# [SET TASK]
Every line of the data that contains the string "this" must be copied.

---------- INFORMATION SHOWN ----------

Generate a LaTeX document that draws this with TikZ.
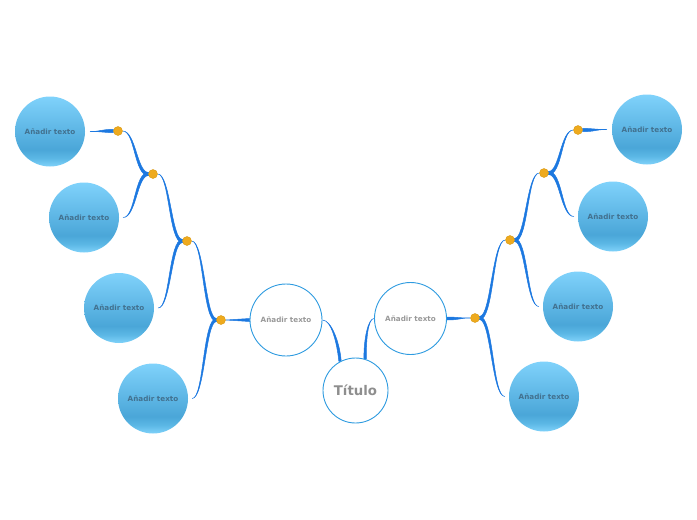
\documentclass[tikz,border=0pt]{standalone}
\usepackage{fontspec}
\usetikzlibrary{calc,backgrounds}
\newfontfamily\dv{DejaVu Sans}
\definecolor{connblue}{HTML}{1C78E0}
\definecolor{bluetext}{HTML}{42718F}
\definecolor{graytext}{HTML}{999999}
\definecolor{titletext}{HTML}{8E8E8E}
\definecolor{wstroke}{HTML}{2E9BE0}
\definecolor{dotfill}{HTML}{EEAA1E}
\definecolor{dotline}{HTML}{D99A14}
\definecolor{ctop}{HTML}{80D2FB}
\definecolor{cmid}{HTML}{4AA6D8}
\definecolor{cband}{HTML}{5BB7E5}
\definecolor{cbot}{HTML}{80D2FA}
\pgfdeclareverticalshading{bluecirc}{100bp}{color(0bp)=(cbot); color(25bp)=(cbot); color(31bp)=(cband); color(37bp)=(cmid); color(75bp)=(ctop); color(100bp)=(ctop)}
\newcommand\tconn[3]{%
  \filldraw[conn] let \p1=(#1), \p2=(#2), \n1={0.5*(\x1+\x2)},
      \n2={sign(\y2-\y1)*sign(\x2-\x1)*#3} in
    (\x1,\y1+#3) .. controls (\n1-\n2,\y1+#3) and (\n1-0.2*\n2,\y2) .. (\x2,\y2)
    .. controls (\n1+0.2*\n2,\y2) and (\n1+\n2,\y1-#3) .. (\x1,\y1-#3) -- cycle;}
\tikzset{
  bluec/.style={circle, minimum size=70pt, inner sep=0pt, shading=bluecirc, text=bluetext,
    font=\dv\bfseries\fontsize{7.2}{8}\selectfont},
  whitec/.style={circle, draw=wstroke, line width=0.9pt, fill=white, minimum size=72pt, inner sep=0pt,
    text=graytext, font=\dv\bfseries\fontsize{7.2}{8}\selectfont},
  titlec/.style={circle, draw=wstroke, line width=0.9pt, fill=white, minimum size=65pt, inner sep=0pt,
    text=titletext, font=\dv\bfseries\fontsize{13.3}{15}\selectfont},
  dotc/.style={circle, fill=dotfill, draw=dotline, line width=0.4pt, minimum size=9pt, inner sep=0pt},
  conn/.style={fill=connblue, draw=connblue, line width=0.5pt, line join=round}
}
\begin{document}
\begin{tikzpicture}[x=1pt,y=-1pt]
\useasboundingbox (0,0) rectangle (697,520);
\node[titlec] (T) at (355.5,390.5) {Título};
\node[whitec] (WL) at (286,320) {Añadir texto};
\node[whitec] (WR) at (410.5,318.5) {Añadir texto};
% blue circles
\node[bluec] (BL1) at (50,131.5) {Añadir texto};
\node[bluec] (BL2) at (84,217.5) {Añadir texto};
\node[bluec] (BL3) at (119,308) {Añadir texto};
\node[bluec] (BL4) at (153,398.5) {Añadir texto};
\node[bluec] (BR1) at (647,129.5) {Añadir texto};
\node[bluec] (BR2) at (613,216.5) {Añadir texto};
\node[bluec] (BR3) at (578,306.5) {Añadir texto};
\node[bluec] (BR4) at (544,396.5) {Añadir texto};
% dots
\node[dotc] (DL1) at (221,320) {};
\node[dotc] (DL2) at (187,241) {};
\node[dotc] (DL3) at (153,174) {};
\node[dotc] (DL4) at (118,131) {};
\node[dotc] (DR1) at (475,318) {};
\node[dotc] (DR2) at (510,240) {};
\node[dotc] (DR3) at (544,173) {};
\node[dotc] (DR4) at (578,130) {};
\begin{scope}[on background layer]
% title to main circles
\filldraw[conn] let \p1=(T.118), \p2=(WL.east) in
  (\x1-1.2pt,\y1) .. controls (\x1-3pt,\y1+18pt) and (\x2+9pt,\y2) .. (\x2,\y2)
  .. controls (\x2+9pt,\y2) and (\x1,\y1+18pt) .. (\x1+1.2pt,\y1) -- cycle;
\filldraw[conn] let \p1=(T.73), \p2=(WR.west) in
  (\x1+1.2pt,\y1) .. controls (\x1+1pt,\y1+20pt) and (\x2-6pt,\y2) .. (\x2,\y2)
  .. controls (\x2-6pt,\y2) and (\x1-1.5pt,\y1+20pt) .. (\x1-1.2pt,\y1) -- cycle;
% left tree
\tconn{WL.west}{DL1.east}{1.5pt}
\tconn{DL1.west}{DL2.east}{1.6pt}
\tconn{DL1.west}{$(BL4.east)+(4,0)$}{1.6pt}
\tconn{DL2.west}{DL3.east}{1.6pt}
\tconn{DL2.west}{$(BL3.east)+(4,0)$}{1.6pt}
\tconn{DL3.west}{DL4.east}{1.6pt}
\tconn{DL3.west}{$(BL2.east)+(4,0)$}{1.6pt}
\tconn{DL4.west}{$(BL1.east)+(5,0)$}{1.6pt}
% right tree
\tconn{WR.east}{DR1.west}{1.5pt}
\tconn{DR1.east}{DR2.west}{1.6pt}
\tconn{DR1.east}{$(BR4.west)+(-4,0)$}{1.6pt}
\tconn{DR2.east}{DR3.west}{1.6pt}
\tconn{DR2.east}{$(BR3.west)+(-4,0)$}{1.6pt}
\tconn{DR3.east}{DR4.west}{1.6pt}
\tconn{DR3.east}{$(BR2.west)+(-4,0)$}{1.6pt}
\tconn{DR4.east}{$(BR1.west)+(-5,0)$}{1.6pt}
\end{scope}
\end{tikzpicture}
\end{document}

----------
---------- INFORMATION SHOWN ----------

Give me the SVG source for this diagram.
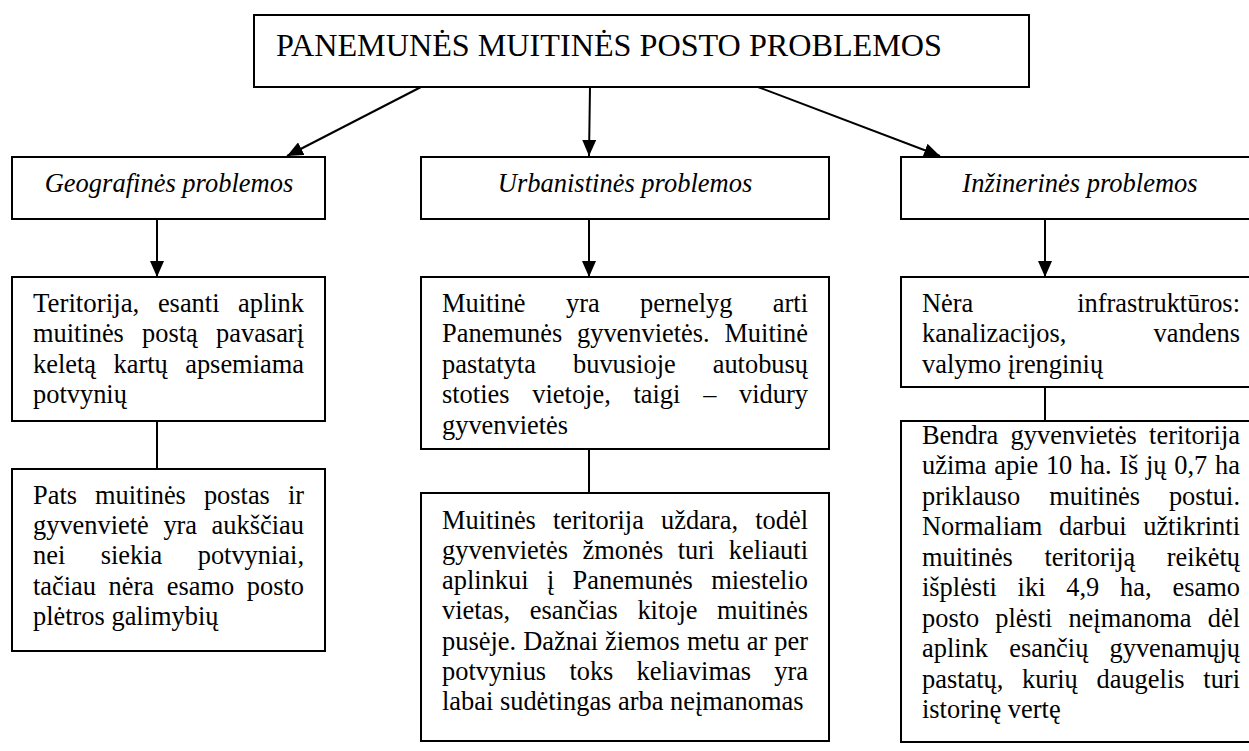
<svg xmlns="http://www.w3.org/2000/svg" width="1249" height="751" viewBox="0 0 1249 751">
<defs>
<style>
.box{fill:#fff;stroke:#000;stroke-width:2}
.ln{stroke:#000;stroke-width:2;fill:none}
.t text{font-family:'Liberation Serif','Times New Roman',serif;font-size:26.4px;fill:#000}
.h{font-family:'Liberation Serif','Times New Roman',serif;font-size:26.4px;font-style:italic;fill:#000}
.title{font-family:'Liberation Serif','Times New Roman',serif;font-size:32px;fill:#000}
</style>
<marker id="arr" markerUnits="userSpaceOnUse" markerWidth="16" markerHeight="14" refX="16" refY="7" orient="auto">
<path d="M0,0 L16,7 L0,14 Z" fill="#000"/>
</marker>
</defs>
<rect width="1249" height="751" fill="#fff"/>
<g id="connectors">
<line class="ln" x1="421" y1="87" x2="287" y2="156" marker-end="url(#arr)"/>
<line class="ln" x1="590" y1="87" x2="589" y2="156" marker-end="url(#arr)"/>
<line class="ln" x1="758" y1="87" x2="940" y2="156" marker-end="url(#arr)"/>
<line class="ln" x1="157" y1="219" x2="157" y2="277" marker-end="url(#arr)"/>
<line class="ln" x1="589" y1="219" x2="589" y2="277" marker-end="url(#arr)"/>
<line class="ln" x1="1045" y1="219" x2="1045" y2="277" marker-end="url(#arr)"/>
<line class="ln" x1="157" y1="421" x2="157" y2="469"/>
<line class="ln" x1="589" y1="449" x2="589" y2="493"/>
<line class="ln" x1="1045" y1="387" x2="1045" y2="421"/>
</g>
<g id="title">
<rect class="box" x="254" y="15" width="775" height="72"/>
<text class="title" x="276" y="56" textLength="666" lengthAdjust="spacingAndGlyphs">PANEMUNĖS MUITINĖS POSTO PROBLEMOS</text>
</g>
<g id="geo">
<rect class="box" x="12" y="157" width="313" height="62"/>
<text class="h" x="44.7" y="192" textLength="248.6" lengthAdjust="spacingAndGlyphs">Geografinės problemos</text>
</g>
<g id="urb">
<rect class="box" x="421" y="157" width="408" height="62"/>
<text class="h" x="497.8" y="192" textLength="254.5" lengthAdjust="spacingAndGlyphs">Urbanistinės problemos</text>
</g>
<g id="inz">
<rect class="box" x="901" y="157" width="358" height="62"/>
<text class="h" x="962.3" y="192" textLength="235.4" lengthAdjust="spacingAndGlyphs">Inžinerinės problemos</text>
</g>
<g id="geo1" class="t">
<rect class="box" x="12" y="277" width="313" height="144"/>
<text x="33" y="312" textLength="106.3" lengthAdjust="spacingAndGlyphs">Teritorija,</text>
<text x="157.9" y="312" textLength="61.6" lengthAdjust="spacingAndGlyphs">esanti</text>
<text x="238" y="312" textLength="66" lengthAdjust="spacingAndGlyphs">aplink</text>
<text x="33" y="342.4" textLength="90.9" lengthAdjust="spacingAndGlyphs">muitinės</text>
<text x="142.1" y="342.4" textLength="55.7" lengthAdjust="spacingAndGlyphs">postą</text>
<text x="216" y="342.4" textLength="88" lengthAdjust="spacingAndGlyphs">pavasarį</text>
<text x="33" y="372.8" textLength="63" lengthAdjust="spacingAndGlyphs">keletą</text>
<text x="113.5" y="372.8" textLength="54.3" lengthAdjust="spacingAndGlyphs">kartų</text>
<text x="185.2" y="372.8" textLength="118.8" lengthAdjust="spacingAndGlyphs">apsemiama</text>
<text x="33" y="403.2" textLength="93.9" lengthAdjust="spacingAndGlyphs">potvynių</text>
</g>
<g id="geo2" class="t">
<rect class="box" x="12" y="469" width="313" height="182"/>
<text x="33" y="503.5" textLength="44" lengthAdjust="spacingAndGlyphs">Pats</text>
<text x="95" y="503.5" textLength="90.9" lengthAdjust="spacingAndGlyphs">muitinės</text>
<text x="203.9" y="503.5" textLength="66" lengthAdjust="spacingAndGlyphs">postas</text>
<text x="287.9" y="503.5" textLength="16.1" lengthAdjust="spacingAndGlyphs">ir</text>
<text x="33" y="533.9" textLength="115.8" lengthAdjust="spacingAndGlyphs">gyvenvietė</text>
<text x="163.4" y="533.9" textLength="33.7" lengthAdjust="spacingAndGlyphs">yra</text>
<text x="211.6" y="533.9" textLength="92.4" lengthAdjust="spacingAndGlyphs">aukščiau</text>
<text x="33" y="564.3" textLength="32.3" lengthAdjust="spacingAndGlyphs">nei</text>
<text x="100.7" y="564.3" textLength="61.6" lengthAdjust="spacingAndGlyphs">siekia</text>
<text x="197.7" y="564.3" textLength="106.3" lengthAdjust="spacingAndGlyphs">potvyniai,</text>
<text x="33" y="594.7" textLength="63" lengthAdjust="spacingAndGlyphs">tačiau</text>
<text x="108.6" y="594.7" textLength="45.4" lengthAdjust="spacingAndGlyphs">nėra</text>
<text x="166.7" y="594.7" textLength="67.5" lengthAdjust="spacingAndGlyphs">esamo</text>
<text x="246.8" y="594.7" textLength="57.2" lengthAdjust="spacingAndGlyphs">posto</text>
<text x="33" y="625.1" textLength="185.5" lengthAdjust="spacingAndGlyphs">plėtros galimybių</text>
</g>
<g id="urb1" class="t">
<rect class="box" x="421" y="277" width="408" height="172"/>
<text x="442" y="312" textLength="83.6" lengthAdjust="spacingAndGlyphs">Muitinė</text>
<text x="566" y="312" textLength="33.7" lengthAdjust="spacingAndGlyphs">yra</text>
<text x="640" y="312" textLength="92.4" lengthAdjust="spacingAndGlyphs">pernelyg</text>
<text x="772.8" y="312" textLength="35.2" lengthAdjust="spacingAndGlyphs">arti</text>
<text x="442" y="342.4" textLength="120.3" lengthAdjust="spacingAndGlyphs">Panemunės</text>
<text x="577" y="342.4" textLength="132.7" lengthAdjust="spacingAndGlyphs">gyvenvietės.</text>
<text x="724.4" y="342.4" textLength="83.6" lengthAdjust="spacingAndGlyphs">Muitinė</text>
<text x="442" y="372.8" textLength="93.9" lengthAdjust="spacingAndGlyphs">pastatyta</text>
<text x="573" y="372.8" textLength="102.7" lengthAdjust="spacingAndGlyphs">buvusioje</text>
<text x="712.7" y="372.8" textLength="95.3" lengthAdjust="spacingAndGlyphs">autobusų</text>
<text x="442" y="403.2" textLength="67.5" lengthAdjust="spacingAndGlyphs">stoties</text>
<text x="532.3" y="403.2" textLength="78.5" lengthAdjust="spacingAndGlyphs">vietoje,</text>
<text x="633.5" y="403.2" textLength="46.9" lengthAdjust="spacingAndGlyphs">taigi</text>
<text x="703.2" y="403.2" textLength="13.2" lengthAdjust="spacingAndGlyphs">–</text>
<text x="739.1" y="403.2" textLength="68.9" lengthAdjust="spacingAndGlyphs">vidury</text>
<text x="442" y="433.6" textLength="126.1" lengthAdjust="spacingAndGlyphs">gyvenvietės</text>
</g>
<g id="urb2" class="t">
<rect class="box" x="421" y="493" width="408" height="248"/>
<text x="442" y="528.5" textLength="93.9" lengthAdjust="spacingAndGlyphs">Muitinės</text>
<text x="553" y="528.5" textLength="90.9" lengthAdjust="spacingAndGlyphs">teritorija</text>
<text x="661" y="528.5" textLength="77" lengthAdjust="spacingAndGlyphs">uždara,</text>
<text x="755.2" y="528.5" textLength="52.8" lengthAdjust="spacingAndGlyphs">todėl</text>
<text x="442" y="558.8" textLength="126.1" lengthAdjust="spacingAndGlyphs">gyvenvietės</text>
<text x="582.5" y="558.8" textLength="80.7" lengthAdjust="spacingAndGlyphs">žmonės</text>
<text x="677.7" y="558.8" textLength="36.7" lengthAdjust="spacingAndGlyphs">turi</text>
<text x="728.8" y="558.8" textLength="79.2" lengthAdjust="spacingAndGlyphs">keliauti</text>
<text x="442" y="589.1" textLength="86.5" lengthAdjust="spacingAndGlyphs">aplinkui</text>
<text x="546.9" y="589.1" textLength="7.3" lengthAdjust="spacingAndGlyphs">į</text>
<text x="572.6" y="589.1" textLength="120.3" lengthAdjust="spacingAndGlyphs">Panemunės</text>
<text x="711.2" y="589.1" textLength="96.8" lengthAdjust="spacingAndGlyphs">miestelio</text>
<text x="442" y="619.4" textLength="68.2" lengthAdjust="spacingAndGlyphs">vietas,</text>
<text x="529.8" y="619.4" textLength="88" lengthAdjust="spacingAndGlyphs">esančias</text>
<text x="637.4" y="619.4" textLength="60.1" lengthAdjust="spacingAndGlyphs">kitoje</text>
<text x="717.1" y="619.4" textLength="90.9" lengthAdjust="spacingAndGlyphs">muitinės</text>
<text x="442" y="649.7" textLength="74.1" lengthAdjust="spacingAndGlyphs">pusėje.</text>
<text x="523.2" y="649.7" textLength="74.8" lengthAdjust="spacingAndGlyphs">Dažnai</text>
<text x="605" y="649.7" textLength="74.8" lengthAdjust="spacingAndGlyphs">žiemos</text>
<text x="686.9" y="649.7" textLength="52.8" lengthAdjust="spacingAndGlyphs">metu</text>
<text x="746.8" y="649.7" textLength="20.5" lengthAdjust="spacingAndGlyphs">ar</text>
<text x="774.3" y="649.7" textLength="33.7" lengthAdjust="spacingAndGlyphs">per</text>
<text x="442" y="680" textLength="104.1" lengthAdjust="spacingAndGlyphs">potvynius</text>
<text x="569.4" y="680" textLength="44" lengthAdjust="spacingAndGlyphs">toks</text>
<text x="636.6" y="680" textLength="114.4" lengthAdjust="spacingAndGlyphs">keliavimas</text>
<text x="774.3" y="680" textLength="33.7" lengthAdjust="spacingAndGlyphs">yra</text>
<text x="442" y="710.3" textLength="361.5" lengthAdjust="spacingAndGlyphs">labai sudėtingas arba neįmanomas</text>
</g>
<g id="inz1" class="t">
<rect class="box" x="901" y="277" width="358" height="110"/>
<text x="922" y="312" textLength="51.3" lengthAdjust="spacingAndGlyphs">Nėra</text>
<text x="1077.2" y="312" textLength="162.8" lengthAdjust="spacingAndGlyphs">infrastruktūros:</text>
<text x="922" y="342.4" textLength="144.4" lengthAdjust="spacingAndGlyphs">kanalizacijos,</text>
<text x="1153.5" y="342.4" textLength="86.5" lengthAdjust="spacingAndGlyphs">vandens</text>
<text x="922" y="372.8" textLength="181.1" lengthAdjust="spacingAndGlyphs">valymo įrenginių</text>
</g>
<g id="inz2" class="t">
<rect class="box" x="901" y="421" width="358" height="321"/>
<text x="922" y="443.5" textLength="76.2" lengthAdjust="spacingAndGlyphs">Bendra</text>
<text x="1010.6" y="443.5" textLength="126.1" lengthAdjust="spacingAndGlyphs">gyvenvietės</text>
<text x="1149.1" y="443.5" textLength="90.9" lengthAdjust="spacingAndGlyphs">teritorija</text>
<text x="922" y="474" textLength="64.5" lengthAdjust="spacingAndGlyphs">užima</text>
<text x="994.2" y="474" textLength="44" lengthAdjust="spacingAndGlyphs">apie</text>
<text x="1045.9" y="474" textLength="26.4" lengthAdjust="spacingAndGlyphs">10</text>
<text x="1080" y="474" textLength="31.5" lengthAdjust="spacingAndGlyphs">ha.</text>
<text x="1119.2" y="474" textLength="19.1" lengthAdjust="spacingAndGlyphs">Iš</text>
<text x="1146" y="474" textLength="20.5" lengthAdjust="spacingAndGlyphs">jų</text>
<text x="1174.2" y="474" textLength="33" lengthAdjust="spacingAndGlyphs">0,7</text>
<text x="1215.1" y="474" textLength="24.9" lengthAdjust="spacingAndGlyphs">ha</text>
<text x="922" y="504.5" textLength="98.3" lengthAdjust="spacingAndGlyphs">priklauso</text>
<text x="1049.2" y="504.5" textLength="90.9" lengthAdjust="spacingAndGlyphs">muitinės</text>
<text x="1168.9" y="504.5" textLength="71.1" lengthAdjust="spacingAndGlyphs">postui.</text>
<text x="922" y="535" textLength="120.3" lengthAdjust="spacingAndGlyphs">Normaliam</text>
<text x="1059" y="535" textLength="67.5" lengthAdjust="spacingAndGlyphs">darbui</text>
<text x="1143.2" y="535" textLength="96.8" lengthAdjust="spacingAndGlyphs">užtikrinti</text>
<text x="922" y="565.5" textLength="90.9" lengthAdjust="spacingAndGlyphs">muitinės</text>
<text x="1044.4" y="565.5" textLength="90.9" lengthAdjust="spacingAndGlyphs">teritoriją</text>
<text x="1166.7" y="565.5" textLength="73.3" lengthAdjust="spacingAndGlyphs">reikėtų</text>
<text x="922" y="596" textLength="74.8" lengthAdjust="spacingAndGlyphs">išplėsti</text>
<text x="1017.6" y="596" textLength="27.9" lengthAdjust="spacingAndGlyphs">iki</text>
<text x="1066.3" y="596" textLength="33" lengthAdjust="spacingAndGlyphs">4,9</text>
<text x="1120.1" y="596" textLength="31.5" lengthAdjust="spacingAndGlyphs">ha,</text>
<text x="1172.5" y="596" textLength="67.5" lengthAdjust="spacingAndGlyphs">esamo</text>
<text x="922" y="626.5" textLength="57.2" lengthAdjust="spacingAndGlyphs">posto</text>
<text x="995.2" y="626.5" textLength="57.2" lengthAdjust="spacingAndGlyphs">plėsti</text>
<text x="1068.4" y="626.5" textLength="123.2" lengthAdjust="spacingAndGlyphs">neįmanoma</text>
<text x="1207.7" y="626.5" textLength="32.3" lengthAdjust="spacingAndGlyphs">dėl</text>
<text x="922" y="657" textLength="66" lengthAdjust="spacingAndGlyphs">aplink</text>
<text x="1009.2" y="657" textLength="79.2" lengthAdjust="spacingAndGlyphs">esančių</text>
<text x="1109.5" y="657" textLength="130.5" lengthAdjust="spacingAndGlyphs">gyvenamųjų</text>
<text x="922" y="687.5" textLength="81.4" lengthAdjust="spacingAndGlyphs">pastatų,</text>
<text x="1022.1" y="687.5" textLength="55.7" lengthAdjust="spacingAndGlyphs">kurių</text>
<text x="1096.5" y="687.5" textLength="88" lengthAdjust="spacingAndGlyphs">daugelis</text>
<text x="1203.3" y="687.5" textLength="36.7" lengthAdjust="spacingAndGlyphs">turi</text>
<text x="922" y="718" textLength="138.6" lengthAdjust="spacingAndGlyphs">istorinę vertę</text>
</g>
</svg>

----------
---------- INFORMATION SHOWN ----------

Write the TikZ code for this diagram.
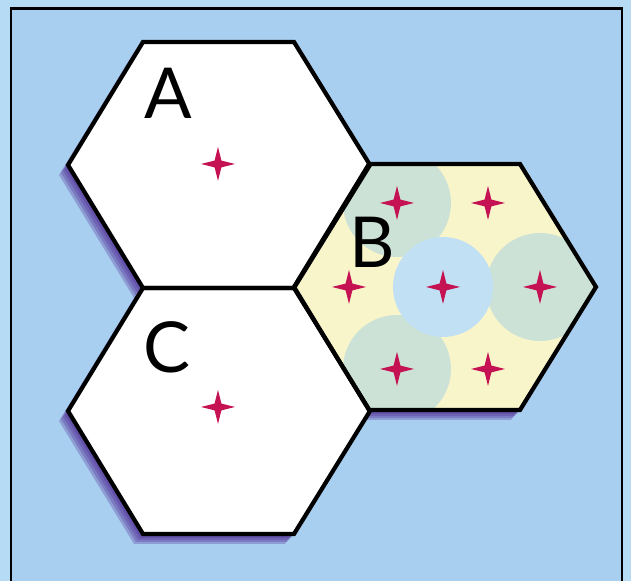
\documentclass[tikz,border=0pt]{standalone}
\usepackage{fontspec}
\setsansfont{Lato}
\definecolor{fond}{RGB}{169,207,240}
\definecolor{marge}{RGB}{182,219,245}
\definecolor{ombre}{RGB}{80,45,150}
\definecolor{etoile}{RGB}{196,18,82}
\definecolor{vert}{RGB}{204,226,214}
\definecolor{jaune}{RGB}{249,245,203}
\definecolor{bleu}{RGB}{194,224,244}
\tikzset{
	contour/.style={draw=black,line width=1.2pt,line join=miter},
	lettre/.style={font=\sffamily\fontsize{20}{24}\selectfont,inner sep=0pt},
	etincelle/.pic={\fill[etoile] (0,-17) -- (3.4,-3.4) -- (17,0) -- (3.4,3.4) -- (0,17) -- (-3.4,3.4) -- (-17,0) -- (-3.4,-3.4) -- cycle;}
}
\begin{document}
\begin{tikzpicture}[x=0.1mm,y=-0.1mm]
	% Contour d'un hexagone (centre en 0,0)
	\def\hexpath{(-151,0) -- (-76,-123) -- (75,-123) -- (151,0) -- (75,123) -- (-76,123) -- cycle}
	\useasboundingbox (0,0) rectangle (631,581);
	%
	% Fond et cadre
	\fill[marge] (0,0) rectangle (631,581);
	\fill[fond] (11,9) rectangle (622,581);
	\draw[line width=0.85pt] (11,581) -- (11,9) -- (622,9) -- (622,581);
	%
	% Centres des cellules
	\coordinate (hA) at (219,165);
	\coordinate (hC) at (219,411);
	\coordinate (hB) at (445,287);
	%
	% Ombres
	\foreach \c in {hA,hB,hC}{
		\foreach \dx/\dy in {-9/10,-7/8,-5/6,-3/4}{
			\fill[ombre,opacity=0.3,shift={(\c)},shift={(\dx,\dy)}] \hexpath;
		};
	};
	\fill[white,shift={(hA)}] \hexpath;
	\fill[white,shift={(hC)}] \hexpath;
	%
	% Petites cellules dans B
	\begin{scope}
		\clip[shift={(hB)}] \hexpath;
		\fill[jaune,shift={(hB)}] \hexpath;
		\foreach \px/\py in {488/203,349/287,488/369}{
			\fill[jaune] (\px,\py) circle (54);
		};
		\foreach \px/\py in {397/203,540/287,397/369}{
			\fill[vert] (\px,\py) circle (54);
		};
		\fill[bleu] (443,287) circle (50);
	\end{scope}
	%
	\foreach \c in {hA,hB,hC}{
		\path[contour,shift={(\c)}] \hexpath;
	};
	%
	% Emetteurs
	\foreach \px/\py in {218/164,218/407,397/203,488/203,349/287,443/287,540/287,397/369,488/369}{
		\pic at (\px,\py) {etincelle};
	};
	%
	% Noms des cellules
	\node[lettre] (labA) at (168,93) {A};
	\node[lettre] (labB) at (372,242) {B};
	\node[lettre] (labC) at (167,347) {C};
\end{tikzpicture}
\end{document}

----------

# [FINISHED EXERCISE]
Generate a LaTeX document that draws this with TikZ.
Give me the SVG source for this diagram.
Write the TikZ code for this diagram.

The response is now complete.